Description
pvlib.iam.marion_integrate (which is mostly relevant as a helper for pvlib.iam.marion_diffuse) needs quite a bit of memory when passed vector inputs. An input of length 1000 allocates around 2GB of memory on my machine, so naively passing in a standard 8760 would use roughly 17-18 GB. Unfortunately I was very much focused on fixed tilt simulations when I wrote pvlib's implementation and never tried it out on large vector inputs, so this problem went unnoticed until @spaneja pointed it out to me.
I think any vectorized implementation of this algorithm is going to be rather memory-heavy, so I'm skeptical that achieving even a factor of 10 reduction in memory usage is possible here without completely changing the approach (and likely shifting the burden from memory to CPU). However, here are two low-hanging fruits worth considering:
- The current implementation has a handful of large 2-D arrays local to the function that only get released when the function returns. Some of them are only used near the beginning of the function but still take up memory for the entire function duration. Using the
delstatement to instruct python that those arrays are no longer needed allows python to reclaim that memory immediately and recycle it for subsequent allocations. This is probably a simplification of what actually happens, but it seems consistent with the below observations. np.float32cuts memory usage in half compared withnp.float64and (probably) doesn't meaningfully change the result. It's not likesurface_tilthas more than a few sig figs anyway.
Here is a rough memory and timing comparison (using memory_profiler, very handy). pvlib is the current implementation; the two del variants use a strategic sprinkling of del but are otherwise not much different from pvlib. This is for an input of length 1000. The traces here are memory usage sampled at short intervals across a single function invocation; for example the blue pvlib trace shows that the function call took 1.4 seconds to complete and had a peak memory usage slightly higher than 2GB.

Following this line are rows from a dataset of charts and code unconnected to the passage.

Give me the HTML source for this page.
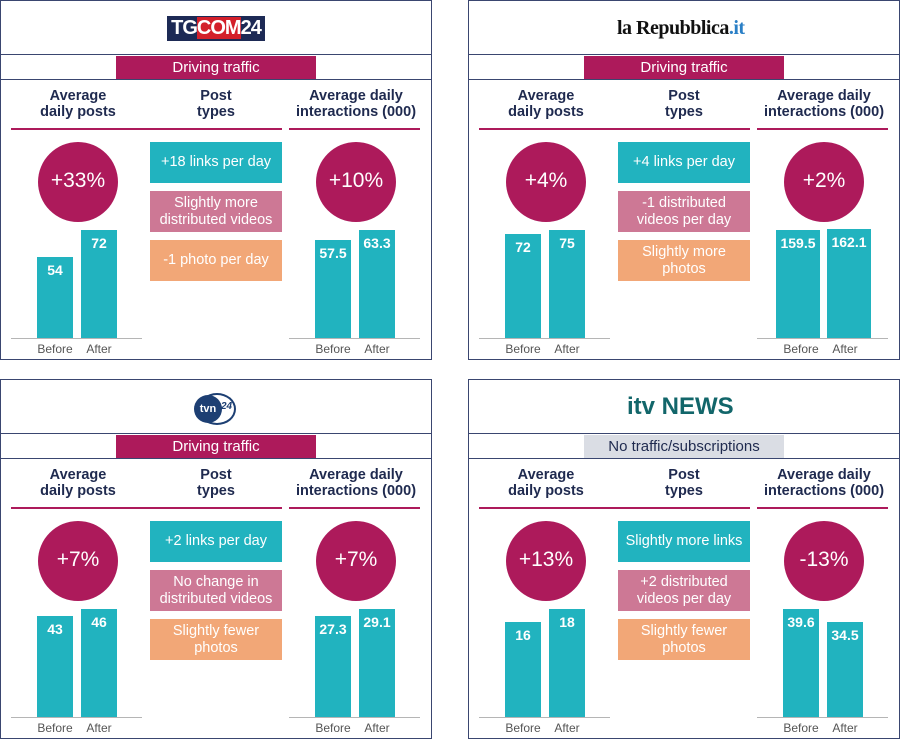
<!DOCTYPE html>
<html><head><meta charset="utf-8"><style>
*{margin:0;padding:0;box-sizing:border-box}
body{width:900px;height:739px;background:#fff;position:relative;overflow:hidden;font-family:"Liberation Sans",sans-serif}
.p{position:absolute;width:432px;height:360px;border:1.5px solid #3a4670}
.p>div{position:absolute}
.l1{left:0;right:0;top:53px;height:0;border-top:1.5px solid #3a4670}
.l2{left:0;right:0;top:78px;height:0;border-top:1.5px solid #3a4670}
.band{left:115px;width:200px;top:55px;height:23px;background:#ad1a5b;color:#fff;font-size:15px;text-align:center;line-height:23px}
.band.g{background:#dadde4;color:#1f2a4f}
.h{top:87px;width:140px;text-align:center;color:#1f2a4f;font-weight:bold;font-size:14.5px;line-height:16px}
.ul{top:127px;height:2px;background:#ad1a5b}
.c{top:141px;width:80px;height:80px;border-radius:50%;background:#ad1a5b;color:#fff;font-size:21px;text-align:center;line-height:78px}
.b{left:149px;width:132px;height:41px;color:#fff;font-size:14.5px;text-align:center;display:flex;align-items:center;justify-content:center;line-height:17px}
.t{background:#21b3bf}.m{background:#cd7895}.o{background:#f2a777}
.bar{width:36px;background:#21b3bf;color:#fff;font-weight:bold;font-size:14px;text-align:center;padding-top:5px}
.base{top:337px;height:1px;background:#b5b5b5;width:131px}
.lab{top:341px;width:44px;text-align:center;font-size:12px;color:#555}
</style></head><body>

<!-- Panel 1 -->
<div class="p" style="left:0;top:0">
<div style="left:166px;top:15px;width:98px;height:25px;background:#1d2a55;color:#fff;font-weight:bold;font-size:20px;line-height:25px;text-align:center;letter-spacing:-1px"><span>TG</span><span style="background:#d3202a">COM</span>24</div>
<div class="l1"></div><div class="band">Driving traffic</div><div class="l2"></div>
<div class="h" style="left:7px">Average<br>daily posts</div>
<div class="h" style="left:145px">Post<br>types</div>
<div class="h" style="left:285px">Average daily<br>interactions (000)</div>
<div class="ul" style="left:10px;width:271px"></div><div class="ul" style="left:288px;width:131px"></div>
<div class="c" style="left:37px">+33%</div><div class="c" style="left:315px">+10%</div>
<div class="b t" style="top:141px">+18 links per day</div>
<div class="b m" style="top:190px">Slightly more<br>distributed videos</div>
<div class="b o" style="top:239px">-1 photo per day</div>
<div class="bar" style="left:36px;top:256px;height:81px">54</div>
<div class="bar" style="left:80px;top:229px;height:108px">72</div>
<div class="bar" style="left:314px;top:239px;height:98px">57.5</div>
<div class="bar" style="left:358px;top:229px;height:108px">63.3</div>
<div class="base" style="left:10px"></div><div class="base" style="left:288px"></div>
<div class="lab" style="left:32px">Before</div><div class="lab" style="left:76px">After</div>
<div class="lab" style="left:310px">Before</div><div class="lab" style="left:354px">After</div>
</div>

<!-- Panel 2 -->
<div class="p" style="left:468px;top:0">
<div style="left:148px;top:13px;width:140px;height:28px;font-family:'Liberation Serif',serif;font-weight:bold;font-size:20px;color:#111;line-height:28px;letter-spacing:-0.5px">la Repubblica<span style="color:#2a7fc6">.it</span></div>
<div class="l1"></div><div class="band">Driving traffic</div><div class="l2"></div>
<div class="h" style="left:7px">Average<br>daily posts</div>
<div class="h" style="left:145px">Post<br>types</div>
<div class="h" style="left:285px">Average daily<br>interactions (000)</div>
<div class="ul" style="left:10px;width:271px"></div><div class="ul" style="left:288px;width:131px"></div>
<div class="c" style="left:37px">+4%</div><div class="c" style="left:315px">+2%</div>
<div class="b t" style="top:141px">+4 links per day</div>
<div class="b m" style="top:190px">-1 distributed<br>videos per day</div>
<div class="b o" style="top:239px">Slightly more<br>photos</div>
<div class="bar" style="left:36px;top:233px;height:104px">72</div>
<div class="bar" style="left:80px;top:229px;height:108px">75</div>
<div class="bar" style="left:307px;top:229px;height:108px;width:44px">159.5</div>
<div class="bar" style="left:358px;top:228px;height:109px;width:44px">162.1</div>
<div class="base" style="left:10px"></div><div class="base" style="left:288px"></div>
<div class="lab" style="left:32px">Before</div><div class="lab" style="left:76px">After</div>
<div class="lab" style="left:310px">Before</div><div class="lab" style="left:354px">After</div>
</div>

<!-- Panel 3 -->
<div class="p" style="left:0;top:379px">
<div style="left:193px;top:13px;width:44px;height:32px;">
<div style="position:absolute;left:0;top:2px;width:28px;height:28px;border-radius:50%;background:#1d3f73;color:#fff;font-weight:bold;font-size:11px;line-height:28px;text-align:center">tvn</div>
<div style="position:absolute;left:4px;top:0;width:38px;height:32px;border-radius:50%;border:2px solid #1d3f73;border-left-color:transparent"></div>
<div style="position:absolute;left:27px;top:8px;font-size:10px;font-weight:bold;color:#1d3f73;font-style:italic">24</div></div>
<div class="l1"></div><div class="band">Driving traffic</div><div class="l2"></div>
<div class="h" style="left:7px">Average<br>daily posts</div>
<div class="h" style="left:145px">Post<br>types</div>
<div class="h" style="left:285px">Average daily<br>interactions (000)</div>
<div class="ul" style="left:10px;width:271px"></div><div class="ul" style="left:288px;width:131px"></div>
<div class="c" style="left:37px">+7%</div><div class="c" style="left:315px">+7%</div>
<div class="b t" style="top:141px">+2 links per day</div>
<div class="b m" style="top:190px">No change in<br>distributed videos</div>
<div class="b o" style="top:239px">Slightly fewer<br>photos</div>
<div class="bar" style="left:36px;top:236px;height:101px">43</div>
<div class="bar" style="left:80px;top:229px;height:108px">46</div>
<div class="bar" style="left:314px;top:236px;height:101px">27.3</div>
<div class="bar" style="left:358px;top:229px;height:108px">29.1</div>
<div class="base" style="left:10px"></div><div class="base" style="left:288px"></div>
<div class="lab" style="left:32px">Before</div><div class="lab" style="left:76px">After</div>
<div class="lab" style="left:310px">Before</div><div class="lab" style="left:354px">After</div>
</div>

<!-- Panel 4 -->
<div class="p" style="left:468px;top:379px">
<div style="left:158px;top:12px;width:130px;height:30px;color:#12666a;font-weight:bold;font-size:24px;line-height:30px;white-space:nowrap">itv NEWS</div>
<div class="l1"></div><div class="band g">No traffic/subscriptions</div><div class="l2"></div>
<div class="h" style="left:7px">Average<br>daily posts</div>
<div class="h" style="left:145px">Post<br>types</div>
<div class="h" style="left:285px">Average daily<br>interactions (000)</div>
<div class="ul" style="left:10px;width:271px"></div><div class="ul" style="left:288px;width:131px"></div>
<div class="c" style="left:37px">+13%</div><div class="c" style="left:315px">-13%</div>
<div class="b t" style="top:141px">Slightly more links</div>
<div class="b m" style="top:190px">+2 distributed<br>videos per day</div>
<div class="b o" style="top:239px">Slightly fewer<br>photos</div>
<div class="bar" style="left:36px;top:242px;height:95px">16</div>
<div class="bar" style="left:80px;top:229px;height:108px">18</div>
<div class="bar" style="left:314px;top:229px;height:108px">39.6</div>
<div class="bar" style="left:358px;top:242px;height:95px">34.5</div>
<div class="base" style="left:10px"></div><div class="base" style="left:288px"></div>
<div class="lab" style="left:32px">Before</div><div class="lab" style="left:76px">After</div>
<div class="lab" style="left:310px">Before</div><div class="lab" style="left:354px">After</div>
</div>
</body></html>
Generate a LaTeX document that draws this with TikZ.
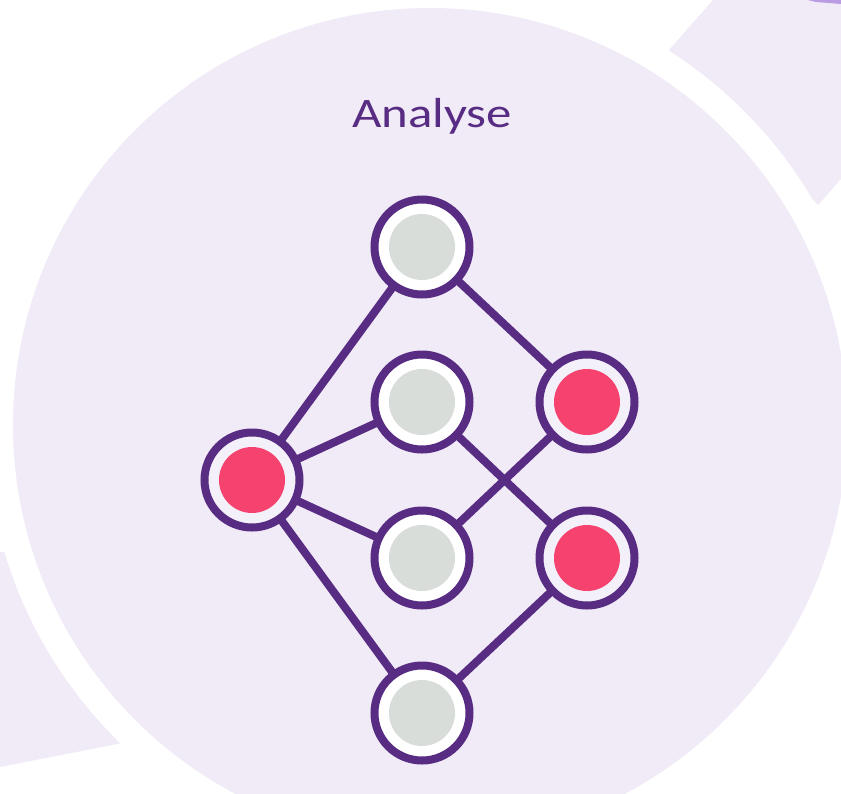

So using a few dels cuts peak memory usage roughly in half. Dropping down to np.float32 cuts it roughly in half again (and gives a nontrivial speedup too). It's possible that further improvements can be had with other tricks (e.g. using the out parameter that some numpy functions provide) but I've not yet explored them.
My main question: are we open to using these two strategies in pvlib? Despite being built into python itself, del still seems unpythonic to me for some reason. Switching away from float64 is objectionable to the extent that it's the standard in scientific computing and is therefore baked into the models by assumption. I think I'm cautiously open to both of the above approaches, iff they are accompanied by good explanatory comments and switching to float32 can be reasonably shown to not introduce a meaningful difference in output.
Remark: even ignoring this memory bloat, I tend to think that applying marion_integrate directly to an 8760 is a bit strange. In simulations with time series surface_tilts, a better approach IMHO is to calculate the IAM values only for np.linspace(0, 90, 1) or similar and use pvlib.iam.interp to generate the 8760 IAM series. If nothing else, we might suggest that in the docs.